É preciso identificar os riscos de uma narrativa que exalta o poder ‘por aclamação’, no qual a partição entre Executivo e Legislativo se tornaria desnecessária
Num artigo instigante publicado ontem, na Folha de S.Paulo, o cientista político e professor da Universidade Federal de Pernambuco (UFP) Marcos André Mello, ex-professor visitante do Massachussets Institute of Technology (MIT) e da Universidade Yale, chamou a atenção para o que chamou de “pluralismo polarizado”, no qual o centro político estaria sendo centrifugado pela radicalização dos partidos e do eleitorado. Inspirou-se nas análises do cientista político italiano Giovanni Sartori (1924-2017) sobre a Alemanha de Weimar, o Chile de Allende, a Itália do pós-guerra e a França da 4a República.
Sartori formou-se pela Universidade de Florença, da qual foi professor emérito. Fundou a Rivista Italiana di Scienza Politica, que circula até hoje. Mudou-se para os Estados Unidos em 1976, onde assumiu a cadeira de Ciência Política da Universidade de Stanford. Três anos depois, tornou-se professor emérito do Departamento de Humanidades da Universidade de Columbia, em Nova York. Seu livro mais conhecido no Brasil é A Teoria Democrática Revisitada (Ática), no qual afirma que a democracia está ameaçada pelos democratas. Incapazes de diferenciar entre ideal e realidade, a pressão por mais participação e mais igualdade minaria a única democracia possível: a democracia representativa baseada na delegação do poder por meio da competição eleitoral e apoiada nas instituições do liberalismo político. Diez lecciones sobre nuestra sociedad en peligro, seu último livro, publicado em 2015, aborda as inquietudes geradas pela globalização, a busca pelo sistema eleitoral perfeito e os desafios da proteção da cidadania, porém ainda não possui tradução no Brasil.

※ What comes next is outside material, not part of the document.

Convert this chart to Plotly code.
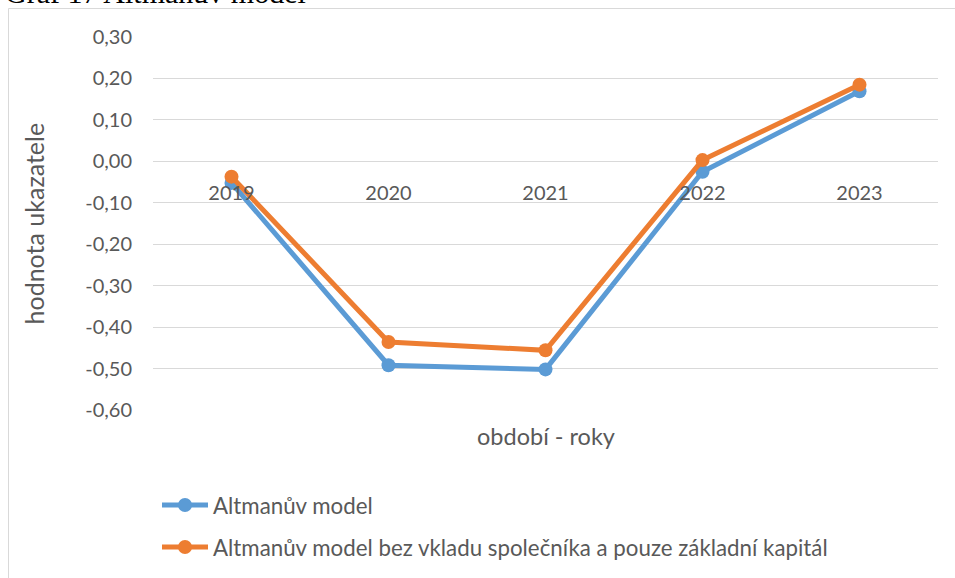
import plotly.graph_objects as go

years = ["2019", "2020", "2021", "2022", "2023"]
altman = [-0.052, -0.492, -0.502, -0.025, 0.169]
altman_bez = [-0.037, -0.436, -0.456, 0.003, 0.185]
series_names = ["Altmanův model", "Altmanův model bez vkladu společníka a pouze základní kapitál"]
colors = ["#5B9BD5", "#ED7D31"]
y_tickvals = [0.3, 0.2, 0.1, 0.0, -0.1, -0.2, -0.3, -0.4, -0.5, -0.6]
y_ticktext = ["0,30", "0,20", "0,10", "0,00", "-0,10", "-0,20", "-0,30", "-0,40", "-0,50", "-0,60"]

W, H = 955, 578
L, R, T, B = 153, 17, 37, 168
pw, ph = W - L - R, H - T - B

def px_x(x):
    return (x - L) / pw

def px_y(y):
    return (H - B - y) / ph

fig = go.Figure()
for i, (name, vals) in enumerate(zip(series_names, [altman, altman_bez])):
    fig.add_trace(go.Scatter(
        x=years, y=vals, name=name, mode="lines+markers",
        line=dict(color=colors[i], width=5),
        marker=dict(color=colors[i], size=14),
        legendgroup=f"g{i}",
    ))

font_family = "Lato, Open Sans, sans-serif"
grey = "#595959"
fig.update_layout(
    width=W, height=H,
    margin=dict(l=L, r=R, t=T, b=B, autoexpand=False),
    paper_bgcolor="white", plot_bgcolor="white",
    font=dict(family=font_family, color=grey, size=20),
    showlegend=True,
    legend=dict(
        x=px_x(157), y=px_y(484), xanchor="left", yanchor="top",
        orientation="v", traceorder="grouped", tracegroupgap=10,
        font=dict(size=22.3, color=grey, family=font_family),
        itemwidth=46,
    ),
    xaxis=dict(
        type="category", range=[-0.5, 4.5],
        anchor="free", position=px_y(161.5),
        showgrid=False, showline=False, zeroline=False,
        ticks="", ticklabelstandoff=17,
        tickfont=dict(size=20, color=grey),
    ),
    yaxis=dict(
        range=[-0.6, 0.3], tickvals=y_tickvals, ticktext=y_ticktext,
        showgrid=True, gridcolor="#d9d9d9", gridwidth=1,
        zeroline=False, showline=False, ticks="",
        ticklabelstandoff=20,
        tickfont=dict(size=20, color=grey),
    ),
    shapes=[dict(
        type="rect", xref="paper", yref="paper",
        x0=px_x(8.5), x1=px_x(970), y0=px_y(8.5), y1=px_y(600),
        line=dict(color="#d9d9d9", width=1), layer="below",
    )],
    annotations=[
        dict(text="hodnota ukazatele", xref="paper", yref="paper",
             x=px_x(33), y=0.5, xanchor="center", yanchor="middle",
             textangle=-90, showarrow=False,
             font=dict(size=25, color=grey)),
        dict(text="období - roky", xref="paper", yref="paper",
             x=0.5, y=px_y(436), xanchor="center", yanchor="middle",
             showarrow=False, font=dict(size=23.5, color=grey)),
        dict(text="Graf 17 Altmanův model", xref="paper", yref="paper",
             x=px_x(3), y=px_y(11), xanchor="left", yanchor="bottom",
             showarrow=False,
             font=dict(family="Liberation Serif, Times New Roman, serif", size=30, color="black")),
    ],
)

fig.write_html("out.html", config={"displayModeBar": False},
               post_script="document.body.style.margin='0';")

O cientista político italiano foi um crítico da existência de modelos políticos universalmente válidos e atemporais. Seus estudos comparados questionam dogmas da teoria política contemporânea, como a própria representatividade proporcional, que podem se afigurar falíveis diante de condições históricas e circunstanciais que exijam soluções regionalizadas. Para Sartori, como destacou Mello, a tendência centrífuga de radicalização entre os partidos e no eleitorado não seria necessariamente consequência da representação proporcional, como muitos apontam no Brasil, ao criticar o grande número de partidos.
Dentre os elementos apontados por Sartori, Mello destaca “a existência de partidos ou movimentos antissistema que têm efeitos deslegitimadores (ou devastadores quando chegam ao poder)”. Mello fala também de uma “oposição bilateral”, que gera “polarização triangular”, e impede a formação de coalizões, incentiva o purismo partidário e a oposição irresponsável, além de gerar um imobilismo sistêmico. Traduzindo para o cenário eleitoral atual, o presidente Jair Bolsonaro seria o devastador pólo antissistêmico, enquanto o ex-presidente Luiz Inácio Lula da Silva, incapaz de ocupar o centro, e a fragmentada “oposição bipolar”, completariam a “polarização triangular”.
Amigos e inimigos
Como desatar esse nó? Talvez, a primeira premissa seja identificar os riscos oferecidos por uma narrativa que exalta o poder exercido “por aclamação”, no qual a partição do poder entre Executivo e Legislativo se tornaria desnecessária, tendo em vista que o líder aclamado poderia expressar corretamente a vontade do povo. Uma democracia pode excluir uma parte da população. Muitos regimes democráticos conviveram com a escravidão e a segregação (EUA) ou privaram a maioria da sociedade de muitos ou todos os direitos (África do Sul).
O jurista Carl Schmitt, ideólogo do nazismo, definia a política como a distinção entre amigos e inimigos. Segundo ele, todos os conceitos políticos possuem um sentido “polêmico”, têm em vista a possibilidade concreta da oposição de um grupo de pessoas a outros: “Termos como Estado, república, sociedade, classe (…) etc., são incompreensíveis se não se souber quem, in concreto, deve ser posto em causa, combatido, negado e refutado”, afirmava. Não faltam narrativas extremistas na política contemporânea: “a França para os franceses” (Marine Le Pen e a Frente Nacional), “Recupere o controle” (Brexit), “Nossa cultura, nosso lar” (Alternativa para a Alemanha), “Polônia pura, Polônia branca” (Partido Polonês da Lei e Justiça), “Mantenha a Suécia sueca” (Democratas Suecos). Nós, aqui, temos “Brasil acima de tudo, Deus acima de todos”.